Pouring an Ocean Tidal Pool Using the Balloon Press Technique

It seems that every so often in the paint pouring community a new technique is born and suddenly everyone, including me, is trying that new idea. Trying new things gives me a fresh perspective, keeps paint pouring challenging and helps me grow as an artist. Still, as much as I enjoy the new ideas that are shared, there are some techniques that I return to again and again because they give me consistently nice results. The trick for me is trying to figure out different ways to use them so I don’t fall into a rut, producing the same paintings over and over.    

Two of my favorite techniques are the swipe and the balloon press. Like many pourers, I’ve frequently combined the two with beautiful results, but one day I looked at several of my paintings together and noticed something comical about my balloon swipes. While some of them looked like lovely flowers, some looked more like, well, powder puffs! I asked my husband to look at them and being the kind soul he is, he said, “They look like sea anemones.”  

My painter brain got very excited about that idea and I decided to deliberately combine an ocean swipe pour, with a balloon press in the colors of sea anemones and see what happened. The result was exactly what I had hoped, the look of a tidal pool either as the tide was coming in causing waves to flow over and around the anemones, or with the anemones beginning to be revealed as the waves receded. I hope my video will help you create something similar.  

Supplies I Used:

  • A swiping tool. I use varying sizes of spackling trowels and a metal chopper/scraper   shown in the video.
  • A balloon, blown up to approximately the size of a soft ball.  
  • Basics Titanium white, Cerulean blue, Prussian blue
  • Amsterdam acrylic paint in Turquoise blue, Sky Blue Light, VanDyke brown, Olive green light and Pthalo green, Quinacridone Magenta and Basics Ultramarne Violet.
  • Silicone (2 drops in 3 oz. of colors noted)    
  • A rag or something to clean off your swiping tool and balloon between uses.

To make the “water” look:  

Basics Titanium white, no silicone, Cerulean blue mixed with a little yellow and silicone, Prussian blue with silicone.

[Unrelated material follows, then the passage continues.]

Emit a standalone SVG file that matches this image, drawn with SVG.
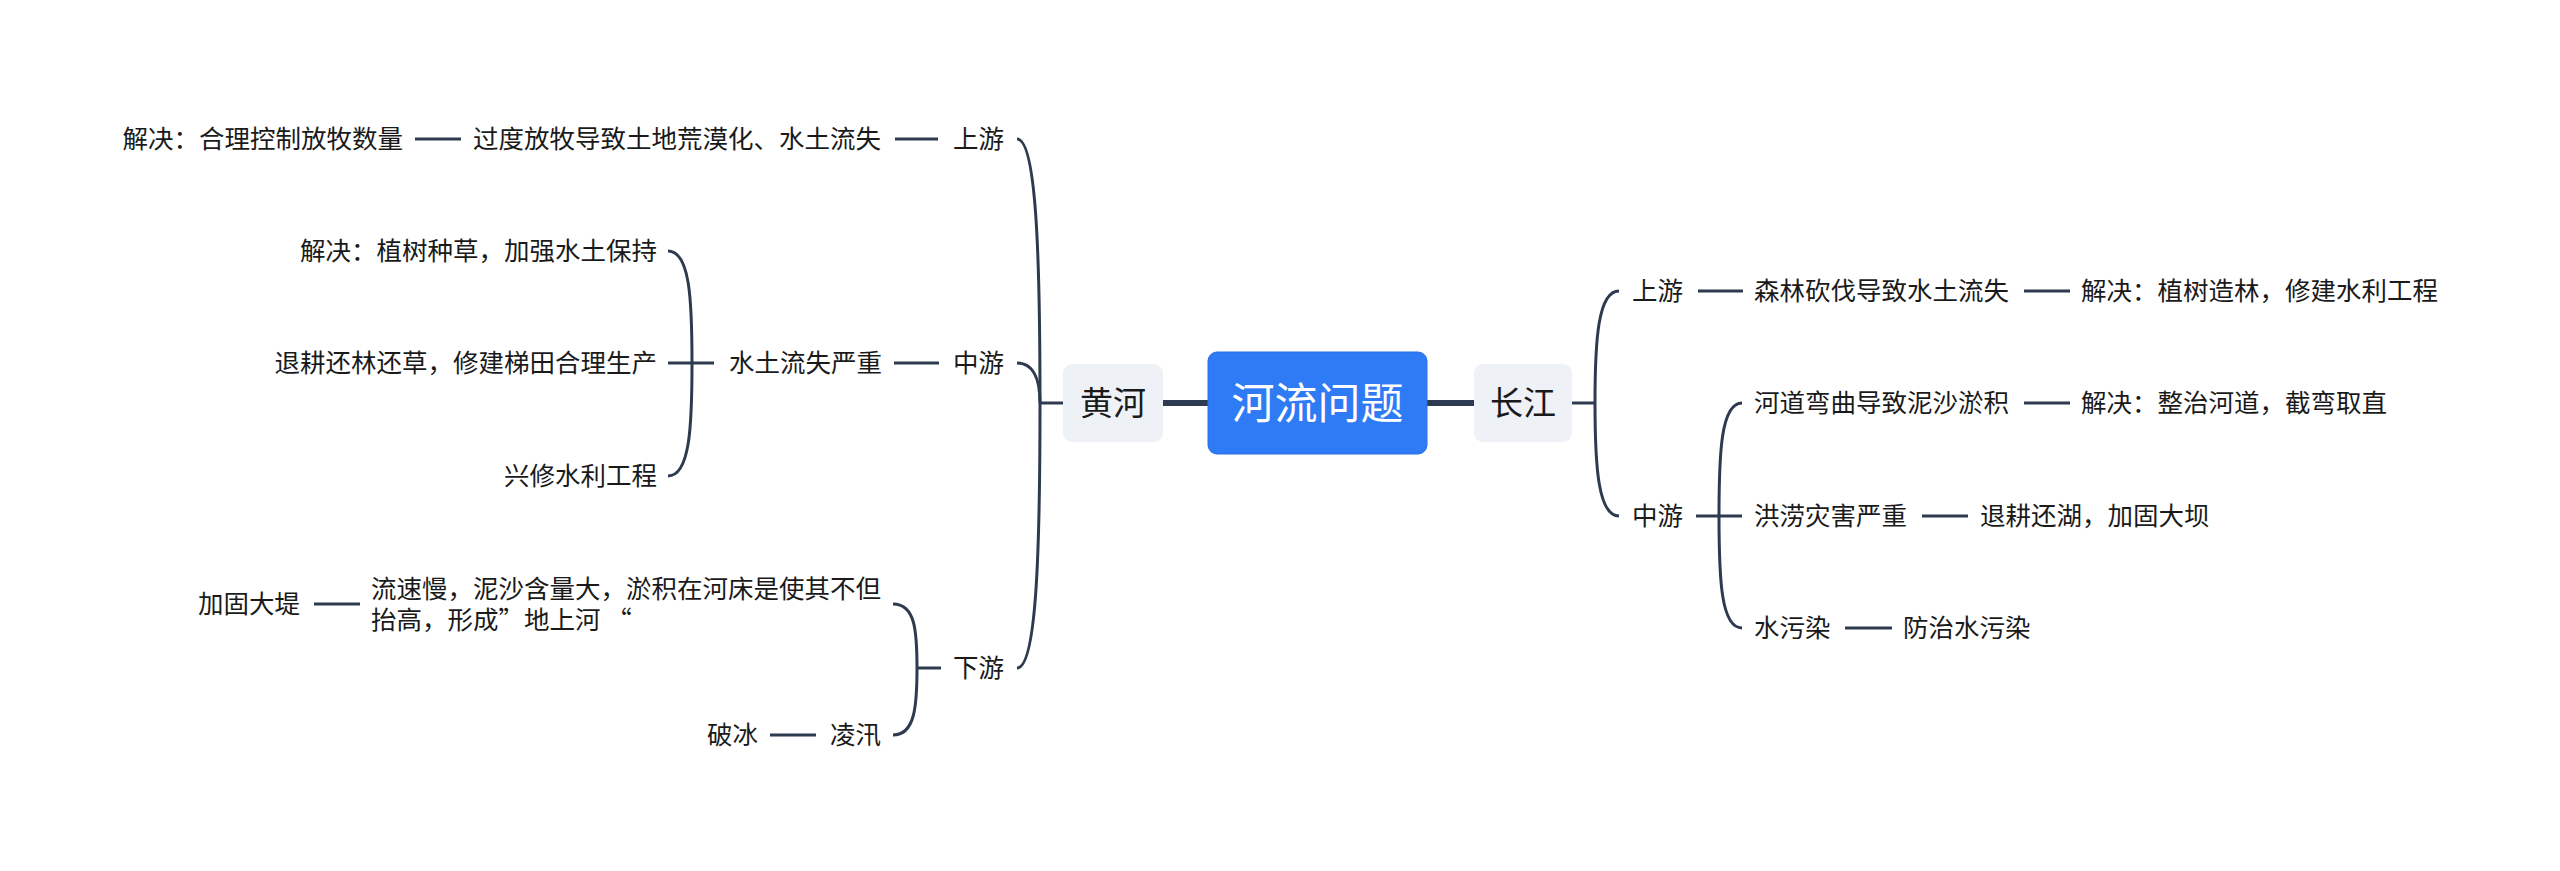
<svg xmlns="http://www.w3.org/2000/svg" width="2560" height="871" viewBox="0 0 2560 871">
<style>
  text { font-family: "Noto Sans CJK SC", "Liberation Sans", sans-serif; fill: #1a1a1a; font-size: 25.5px; }
  .end { text-anchor: end; }
  .mid { text-anchor: middle; }
  .conn path, .conn line { fill: none; stroke: #2e3a4f; stroke-width: 3; stroke-linecap: butt; }
  .conn .thick { stroke-width: 6; }
  .topic { fill: #eef1f5; }
  .root { fill: #2f7bf6; stroke: #2a6fe3; stroke-width: 1; }
</style>
<rect width="2560" height="871" fill="#ffffff"/>

<g id="connectors" class="conn">
  <!-- main -->
  <line class="thick" x1="1163" y1="403" x2="1208" y2="403"/>
  <line class="thick" x1="1427" y1="403" x2="1474" y2="403"/>
  <!-- 黄河 -->
  <line x1="1063" y1="403" x2="1040" y2="403"/>
  <path d="M1040,403 C1040,250 1036,139 1017,139"/>
  <path d="M1040,403 C1040,385 1036,363 1017,363"/>
  <path d="M1040,403 C1040,560 1036,668 1017,668"/>
  <!-- 上游 left -->
  <line x1="938" y1="139" x2="895" y2="139"/>
  <line x1="461" y1="139" x2="415" y2="139"/>
  <!-- 中游 left -->
  <line x1="939" y1="363" x2="894" y2="363"/>
  <line x1="714" y1="363" x2="668" y2="363"/>
  <path d="M692,363 C692,300 690,251 668,251"/>
  <path d="M692,363 C692,426 690,476 668,476"/>
  <!-- 下游 -->
  <line x1="941" y1="668" x2="917" y2="668"/>
  <path d="M917,668 C917,630 915,604 893,604"/>
  <path d="M917,668 C917,706 915,735 893,735"/>
  <line x1="360" y1="604" x2="314" y2="604"/>
  <line x1="816" y1="735" x2="770" y2="735"/>
  <!-- 长江 -->
  <line x1="1572" y1="403" x2="1595" y2="403"/>
  <path d="M1595,403 C1595,340 1598,291 1619,291"/>
  <path d="M1595,403 C1595,466 1598,516 1619,516"/>
  <line x1="1698" y1="291" x2="1743" y2="291"/>
  <line x1="2024" y1="291" x2="2070" y2="291"/>
  <!-- 中游 right -->
  <line x1="1696" y1="516" x2="1742" y2="516"/>
  <path d="M1719,516 C1719,453 1721,403 1742,403"/>
  <path d="M1719,516 C1719,579 1721,628 1742,628"/>
  <line x1="2024" y1="403" x2="2070" y2="403"/>
  <line x1="1922" y1="516" x2="1968" y2="516"/>
  <line x1="1845" y1="628" x2="1892" y2="628"/>
</g>

<g id="root">
  <rect class="root" x="1208" y="352" width="219" height="102" rx="9"/>
  <text class="mid" x="1317.5" y="419" style="fill:#ffffff;font-size:43px">河流问题</text>
</g>
<g id="huanghe">
  <rect class="topic" x="1063" y="364" width="100" height="78" rx="9"/>
  <text class="mid" x="1113" y="415" style="font-size:33px">黄河</text>
</g>
<g id="changjiang">
  <rect class="topic" x="1474" y="364" width="98" height="78" rx="9"/>
  <text class="mid" x="1523" y="415" style="font-size:33px">长江</text>
</g>

<!-- 黄河 branch -->
<g id="hh-shangyou"><text x="953" y="148">上游</text></g>
<g id="hh-sy-1"><text class="end" x="881" y="148">过度放牧导致土地荒漠化、水土流失</text></g>
<g id="hh-sy-2"><text class="end" x="403" y="148">解决：合理控制放牧数量</text></g>

<g id="hh-zhongyou"><text x="953" y="372">中游</text></g>
<g id="hh-zy-1"><text class="end" x="882" y="372">水土流失严重</text></g>
<g id="hh-zy-a"><text class="end" x="657" y="260">解决：植树种草，加强水土保持</text></g>
<g id="hh-zy-b"><text class="end" x="657" y="372">退耕还林还草，修建梯田合理生产</text></g>
<g id="hh-zy-c"><text class="end" x="657" y="485">兴修水利工程</text></g>

<g id="hh-xiayou"><text x="953" y="677">下游</text></g>
<g id="hh-xy-1">
  <text x="371" y="598">流速慢，泥沙含量大，淤积在河床是使其不但<tspan x="371" dy="31">抬高，形成”地上河 “</tspan></text>
</g>
<g id="hh-xy-1a"><text class="end" x="300" y="613">加固大堤</text></g>
<g id="hh-xy-2"><text class="end" x="881" y="744">凌汛</text></g>
<g id="hh-xy-2a"><text class="end" x="758" y="744">破冰</text></g>

<!-- 长江 branch -->
<g id="cj-shangyou"><text x="1632" y="300">上游</text></g>
<g id="cj-sy-1"><text x="1754" y="300">森林砍伐导致水土流失</text></g>
<g id="cj-sy-2"><text x="2081" y="300">解决：植树造林，修建水利工程</text></g>

<g id="cj-zhongyou"><text x="1632" y="525">中游</text></g>
<g id="cj-zy-1"><text x="1754" y="412">河道弯曲导致泥沙淤积</text></g>
<g id="cj-zy-1a"><text x="2081" y="412">解决：整治河道，截弯取直</text></g>
<g id="cj-zy-2"><text x="1754" y="525">洪涝灾害严重</text></g>
<g id="cj-zy-2a"><text x="1980" y="525">退耕还湖，加固大坝</text></g>
<g id="cj-zy-3"><text x="1754" y="637">水污染</text></g>
<g id="cj-zy-3a"><text x="1903" y="637">防治水污染</text></g>
</svg>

Amsterdam brand Turquoise blue with silicone, Sky Blue Light with silicone and VanDyke brown with white to lighten it, no silicone.  

To make the sea anemones:

No silicone.

Amsterdam Olive green light and Pthalo green

Amsterdam Quinacridone Magenta and Basics Ultramarne Violet.  

Instructions and tips

  1. For the water look, alternate paint colors in an oval shape, ending with rings of white over the blues and brown.
  2. Swipe in wavy patterns from the center outward.
    (Tip: Slightly alternate directions of swipes to make the movement of the water look more realistic rather than pulling every swipe straight out from the center like a flower. Also, clean paint off your swiping tool between swipes to be sure it doesn’t muddy the white on the next swipe.)
  3. To make the sea anemones, layer drops of two colors where you want them and press the balloon into the paint.  
    (Tip: Getting the balloon press to look right can be challenging. I often begin by using my balloon to pull some paint off the canvas where I want the sea anemone. I do this by doing a press, then wiping off the paint pulled up on the balloon. Once I have some excess paint off, I put my drops down and press. As you’ll see in the video, this can sometimes take a few attempts before I’m happy with the results, but by pulling paint off if I don’t like the look, I have the ability to re-try and fix it.)

  4. As always, I hope you have fun with the process and that you’ll share your results!  

9 thoughts on “Pouring an Ocean Tidal Pool Using the Balloon Press Technique”

  1. Thanks for the explanation, makes it easier later as one watches the video!
    The sea anemones they are! Love the colors

  2. Enjoyed the video but at no time did you mention the paint dilutions,what with and how much silicon was used.
    Can you advise.

    1. Hi Jan, you’re right, I should have added that information! I use Floetrol as my pouring medium and I usually start with a 1part paint to 2 parts floetrol ratio, keeping in mind the idea of getting the consistency to that melted ice cream thickness. I wish I could give you exact ratios but the densities of the different paints make them all slightly different and I just have to eyeball it until I get it the right thickness. As for the silicone, I use 3 drops of silicone for a 3 oz cup of paint. I hope that helps. Thanks for watching the video.

  3. Rosemarie Altberg

    Easy to follow your steps. The water turns out very nice, a lot of movement. I will have to try the balloon technique.